Implementation Hints
- To turn off the rendering, just remove the
render_mode="human"argument when creating the environment. - You do not need separate
compute_policy_vandextract_policyfunctions. A singlevalue_iterationfunction with one loop is sufficient. - In each iteration, for each state, compute \(Q(s, a)\) for all actions (not just the action from a fixed policy), then set \(V(s) = \max_a Q(s, a)\).
- Use the same convergence criterion as the demo: stop when the sum of absolute differences between consecutive value functions is below a small threshold (e.g.,
1e-10). - After convergence, extract the policy from \(Q\) using
argmax. - You can reuse the
run_episodefunction from the demo to test your extracted policy.
Verify
If your implementation is correct, the following assertions should pass (assuming V is your converged value function with default gamma=1.0 and is_slippery=True):
assert all(abs(v - 0.82352941) < 1e-5 for v in V[0:5]), "Value function is not calculated correctly"
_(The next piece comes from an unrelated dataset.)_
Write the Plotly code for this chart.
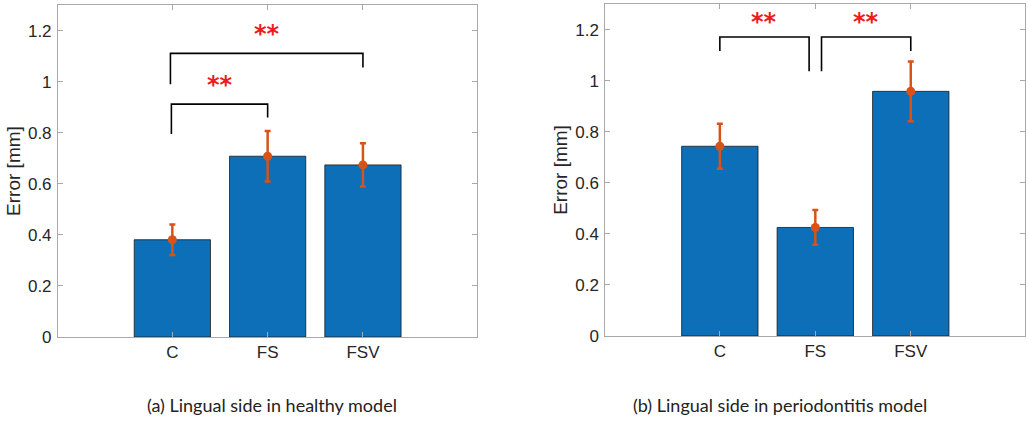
import plotly.graph_objects as go

categories = ["C", "FS", "FSV"]
x_pos = [1, 2, 3]

# Panel (a): lingual side, healthy model
healthy_mean = [0.381, 0.708, 0.674]
healthy_err = [0.060, 0.099, 0.085]

# Panel (b): lingual side, periodontitis model
perio_mean = [0.743, 0.425, 0.958]
perio_err = [0.088, 0.068, 0.117]

# Significance brackets: (x_left, x_right, y_bar, y_left_end, y_right_end, label_y)
healthy_brackets = [
    (0.99, 2.0, 0.912, 0.795, 0.860, 1.00),
    (0.98, 3.0, 1.111, 0.990, 1.056, 1.20),
]
perio_brackets = [
    (1.0, 1.935, 1.171, 1.116, 1.037, 1.24),
    (2.065, 3.0, 1.171, 1.037, 1.116, 1.24),
]
sig_label = "<b>**</b>"

captions = ["(a) Lingual side in healthy model", "(b) Lingual side in periodontitis model"]
y_ticks = [0, 0.2, 0.4, 0.6, 0.8, 1.0, 1.2]
y_tick_text = ["0", "0.2", "0.4", "0.6", "0.8", "1", "1.2"]

BAR = "#0C6FB8"
ERR = "#D95319"
AX = "#A8A8A8"
TXT = "#262626"
SANS = "Liberation Sans"

fig = go.Figure()

panels = [
    ("x", "y", healthy_mean, healthy_err, healthy_brackets),
    ("x2", "y2", perio_mean, perio_err, perio_brackets),
]

for xa, ya, means, errs, brackets in panels:
    fig.add_trace(go.Bar(
        x=x_pos, y=means, width=0.8, xaxis=xa, yaxis=ya,
        marker=dict(color=BAR, line=dict(color="#1A1A1A", width=0.8)),
        showlegend=False, hoverinfo="skip",
    ))
    fig.add_trace(go.Scatter(
        x=x_pos, y=means, mode="markers", xaxis=xa, yaxis=ya,
        marker=dict(color=ERR, size=9, symbol="circle"),
        error_y=dict(type="data", array=errs, visible=True, color=ERR, thickness=2.5, width=3),
        showlegend=False, hoverinfo="skip",
    ))
    for (xl, xr, yb, yl, yr, ly) in brackets:
        fig.add_trace(go.Scatter(
            x=[xl, xl, xr, xr], y=[yl, yb, yb, yr], mode="lines",
            xaxis=xa, yaxis=ya, line=dict(color="black", width=1.6),
            showlegend=False, hoverinfo="skip",
        ))
        fig.add_annotation(
            x=(xl + xr) / 2, y=ly, xref=xa, yref=ya, text=sig_label,
            showarrow=False, font=dict(family="DejaVu Sans", size=24, color="#EE1C1C"),
            yanchor="middle", xanchor="center", yshift=-3,
        )

axis_common = dict(
    showline=True, linecolor=AX, linewidth=1, mirror="ticks",
    ticks="inside", ticklen=5, tickcolor=AX, tickwidth=1,
    showgrid=False, zeroline=False, automargin=False,
    tickfont=dict(family=SANS, size=17, color=TXT),
)
title_font = dict(family=SANS, size=19, color=TXT)

fig.update_layout(
    width=1028, height=423,
    margin=dict(l=0, r=0, t=0, b=0),
    font=dict(family=SANS),
    paper_bgcolor="white", plot_bgcolor="white",
    xaxis=dict(domain=[0.0564, 0.4643], range=[-0.2, 4.2], tickvals=x_pos, ticktext=categories,
               anchor="y", **axis_common),
    yaxis=dict(domain=[0.2033, 0.988], range=[0, 1.3], tickvals=y_ticks, ticktext=y_tick_text,
               anchor="x", ticklabelstandoff=2,
               title=dict(text="Error [mm]", font=title_font, standoff=2),
               **axis_common),
    xaxis2=dict(domain=[0.5888, 0.9974], range=[-0.2, 4.2], tickvals=x_pos, ticktext=categories,
                anchor="y2", **axis_common),
    yaxis2=dict(domain=[0.2057, 0.9905], range=[0, 1.3], tickvals=y_ticks, ticktext=y_tick_text,
                anchor="x2", ticklabelstandoff=2,
                title=dict(text="Error [mm]", font=title_font, standoff=2),
                **axis_common),
)

for cx, cap in zip([272 / 1028, 780 / 1028], captions):
    fig.add_annotation(
        x=cx, y=1 - 405 / 423, xref="paper", yref="paper", text=cap, showarrow=False,
        font=dict(family="Lato", size=18, color="#222222"), xanchor="center", yanchor="middle",
    )

fig.write_html(
    "out.html",
    config={"displayModeBar": False, "staticPlot": True},
    post_script="document.body.style.margin='0';document.body.style.overflow='hidden';",
)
assert all(abs(v - 0) < 1e-5 for v in V[[5,7,11,12,15]]), "Value function is not calculated correctly"
Part 3: Questions
Answer the following questions in your report. Support your answers with observations from your implementation and experiments.
-
(5 pts) Why does policy iteration need an inner loop (line 38 in demo code) while value iteration does not? Can we get away without the inner loop in policy iteration? Why or why not?
-
(10 pts) How many outer iterations (line 106 in demo code) does policy iteration take to converge? How many iterations does value iteration take to converge? You need to run the code and count the iterations. Why is there such a difference in the number of iterations, and does fewer iterations necessarily mean faster overall?
-
(10 pts) In the value iteration update \(V(s) = \max_a Q(s, a)\), we take the
maxover actions. In policy evaluation for policy iteration, we only consider one action \(\pi(s)\) per state. How does this difference relate to the Bellman expectation equation vs. the Bellman optimality equation? -
(5 pts) Both methods produce an optimal policy for FrozenLake. Run each policy for 100 episodes and report the average score. Why is the score significantly less than 1.0 even though the policy is optimal?*
-
(10 pts) Based on your understanding and experimental observation of the two methods, what are the pros and cons of value iteration compared to policy iteration?
Deliverables and Rubrics
Submit a PDF exported from your Jupyter notebook that includes your code and answers. Your submission should contain:
-
(60 pts) Working value iteration implementation that passes the
assertverification above. -
(40 pts) Answers to all four questions in Part 3.